A song gets caught in your head, and then it stays there—looping, looping, looping.
Today, all day, it's been Tom Waits' "A Sweet Little Bullet from a Pretty Blue Gun" from Blue Valentine (1978). I don't even know the album version that well. It's this version from Austin City Limits in 1979 that I wear out the mental grooves on:
This version drips malevolence.
It's not just the growl—the Tom Waits Instrument #1. That shows up here and there and everywhere in his music, and it doesn't make this song. It's the sneer. It's the lispy S's when a word drags a little longer than it needs to, and your body recoils and leans in at the same time. ("you'll see some young girl / she's got sssssssweet little dreamssss / and pretty blue wishes")
It's the incorporation of the nursery rhymes ("it's rainin', it's pourin' / Hollywood's just fine") and the prayers ("now I lay me down to sleep / I hear the sirens in the street") to accompany the story of the template naive Midwestern girl gone to make it big in Hollywood—no plan, no hope, nothing but a sinister end. ("no that ain't no cherry bomb, baby")
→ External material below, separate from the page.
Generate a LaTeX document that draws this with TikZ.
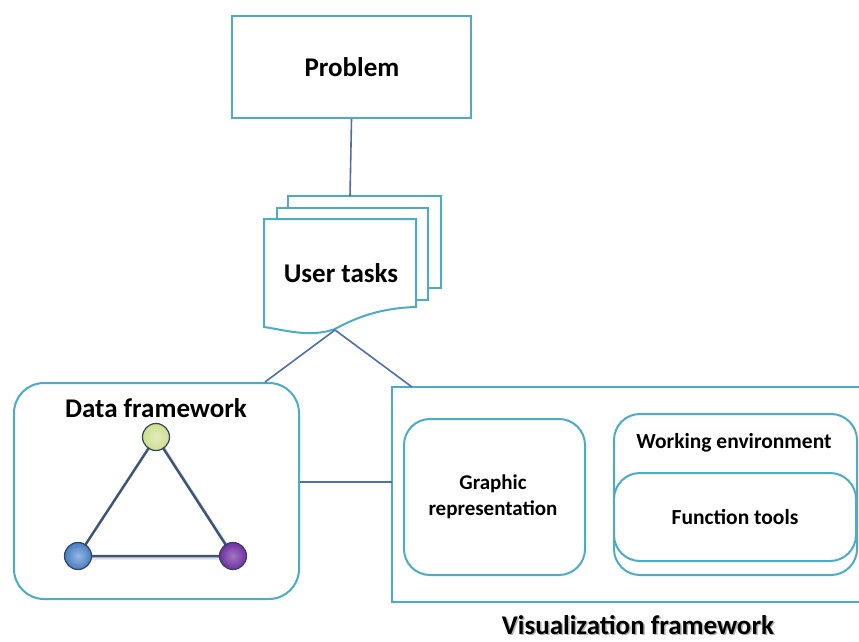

It's hard to sell the appeal of Waits, and I don't try very hard to do it. The music gets inside of you and finds a ventricle to hold on to, or it doesn't. The subject matter can be tiresome—there are five or seven albums of stories of lowlifes and hustlers—or it can be welcome, because he gave the people living in the underbelly of the city a... a what? He told stories about them, from them, through them. He made people that don't exist to the rest of us, for good or ill, exist—in all their good and ill. I've always appreciated that because it's its own form of American music—dark as a view into a driver side window at a stoplight after dark, rumbling as the engine pulling you down highways and sidestreets, strange as the impulse that made you sit a little longer and hit replay to hear it again.